Exposed Units: Woolhope Limestone Formation
Conservation Status: Site of Special Scientific Interest
Rudge End Quarry is one of many small quarries situated on the Woolhope Dome inlier, an area of distinct hills to the south east of Hereford. Rudge End Quarry is on the southern side of the dome and rocks belonging to the Woolhope Limestone Formation outcrop within the site.
The rock face is approximately 110m in length and extends along the eastern edge of the site. The site is divided in two by a 2m drop in the middle section and this separates the northern rock face from the southern. Both rock faces are approximately 3m in height, apart from at the very bottom of the site where more of the quarry floor has been excavated, increasing the quarry face exposure to 6m.
The limestones found within the quarry are characterised by being nodular in appearance and are clay rich. Beds of limestones are interbedded with fine grained, rubbly siltstones. The northern rock face contains large beds of limestone with very thin rubbly siltstones at the base. The southern rock face also contains these large limestone beds, but there are less rubbly siltstones present.
Within the scree slopes found at the base of the northern rock face and on the slope opposite the rock face, marine fossils can be found. These include brachiopods and trilobites, as well as solitary and colonial corals.
In the northern rock face there is a small strike-slip fault, with slickensides present on the fault plane. These are present upon the fault plane indicating that there was a slight vertical movement, as well as horizontal movement. This is one of many faults in the area and is consistent with others that are nearby in the respect that it has a NE-SW orientation. This fault is parallel to the Rudge End Fault which is a complex fracture that separates the hills of Haugh Wood and Broadmoor Common.
This site is part of the Community Earth Heritage Champions Project.
Terminology
Inlier – An area of older rocks surrounded by younger rocks.
Fault – A line of weakness within the Earth’s crust along which movement and displacement occurs.
Strike-slip fault – A fault with the dominant component of displacement being lateral rather vertical.
Slickensides – Groves on a fault plane caused by frictional movement between rocks along the two sides of a fault. The direction of the grooves indicate the direction of the fault movement.
Photos
References
Aldridge, R. et al. 2000, British Silurian Stratigraphy, Geological Conservation Review Series Volume 19. Joint Nature Conservation Committee.

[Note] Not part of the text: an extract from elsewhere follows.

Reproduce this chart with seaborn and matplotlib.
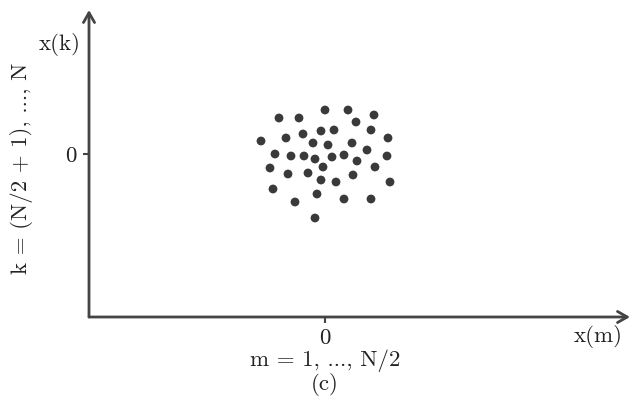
import seaborn as sns
import matplotlib.pyplot as plt
import pandas as pd

# scatter of x(m) against x(k), both centred on 0
xm = [0.00, 0.23, -0.46, -0.26, 0.49, 0.31, -0.04, 0.09, -0.22, 0.46,
      -0.64, -0.39, -0.12, 0.03, 0.27, 0.63, -0.50, -0.34, -0.21, -0.10,
      0.07, 0.19, 0.42, 0.62, 0.32, -0.55, -0.02, 0.50, -0.37, -0.17,
      0.28, -0.04, 0.11, 0.65, -0.52, -0.08, -0.30, 0.19, 0.46, -0.10]
xk = [0.44, 0.44, 0.36, 0.36, 0.39, 0.32, 0.23, 0.24, 0.20, 0.24,
      0.13, 0.16, 0.11, 0.09, 0.11, 0.16, 0.00, -0.02, -0.02, -0.05,
      -0.03, -0.01, 0.04, -0.02, -0.07, -0.14, -0.13, -0.13, -0.20, -0.19,
      -0.21, -0.26, -0.28, -0.28, -0.35, -0.40, -0.48, -0.45, -0.45, -0.64]
df = pd.DataFrame({"xm": xm, "xk": xk})

sns.set_style("white")
plt.rcParams["font.family"] = "serif"
plt.rcParams["font.serif"] = ["cmr10", "DejaVu Serif"]
plt.rcParams["axes.unicode_minus"] = False

fs = 16.5
col = "#444444"
fig = plt.figure(figsize=(6.32, 4.05), dpi=100)
ax = fig.add_axes([89/632, 1-317/405, 541/632, 307/405])
sns.scatterplot(data=df, x="xm", y="xk", color="#3a3a3a", s=40, edgecolor="none", ax=ax)
ax.set_xlim(-2.36, 3.05)
ax.set_ylim(-1.63, 1.44)
ax.set_xticks([0])
ax.set_yticks([0])
ax.set_xticklabels(["0"], fontsize=fs)
ax.set_yticklabels(["0"], fontsize=fs)
ax.tick_params(length=4, width=1.5, color=col, pad=5, labelcolor="#222222")
ax.tick_params(axis="x", bottom=True, pad=4)
ax.tick_params(axis="y", left=True)
ax.set_xlabel("")
ax.set_ylabel("")
for s in ax.spines.values():
    s.set_visible(False)

arrow = dict(arrowstyle="->,head_length=0.7,head_width=0.4", lw=2, color=col,
             shrinkA=0, shrinkB=0)
ax.annotate("", xy=(0, 1), xytext=(0, 0), xycoords="axes fraction", arrowprops=arrow)
ax.annotate("", xy=(1, 0), xytext=(0, 0), xycoords="axes fraction", arrowprops=arrow)

tc = "#222222"
fig.text(60/632, 1-45/405, "x(k)", fontsize=fs, ha="center", va="center", color=tc)
fig.text(22/632, 1-168/405, "k = (N/2 + 1), ..., N", fontsize=fs, rotation=90,
         ha="center", va="center", color=tc)
fig.text(598/632, 1-337/405, "x(m)", fontsize=fs, ha="center", va="center", color=tc)
fig.text(325/632, 1-361/405, "m = 1, ..., N/2", fontsize=fs, ha="center", va="center", color=tc)
fig.text(325/632, 1-384/405, "(c)", fontsize=fs, ha="center", va="center", color=tc)

fig.savefig("out.png", dpi=100)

British Geological Society. 2001, Ross-on-Wye, England and Wales Series Sheet 215. Solid and Drift.
Herefordshire Nature Trust, 2003, Herefordshire Nature Trust Reserves Guide, Fifth Edition. Herefordshire Nature Trust, Lower House Farm, Hereford.
Squirrell, H.C. and Tucker, E.V. 1960, The geology of the Woolhope inlier (Herefordshire), Quarterly Journal of the Geological Society, vol.116, 2, pp.139-185.
Woodcock, N. and Strachan, R. 2000, Geological History of Britain and Ireland, Blackwell Scientific Publications.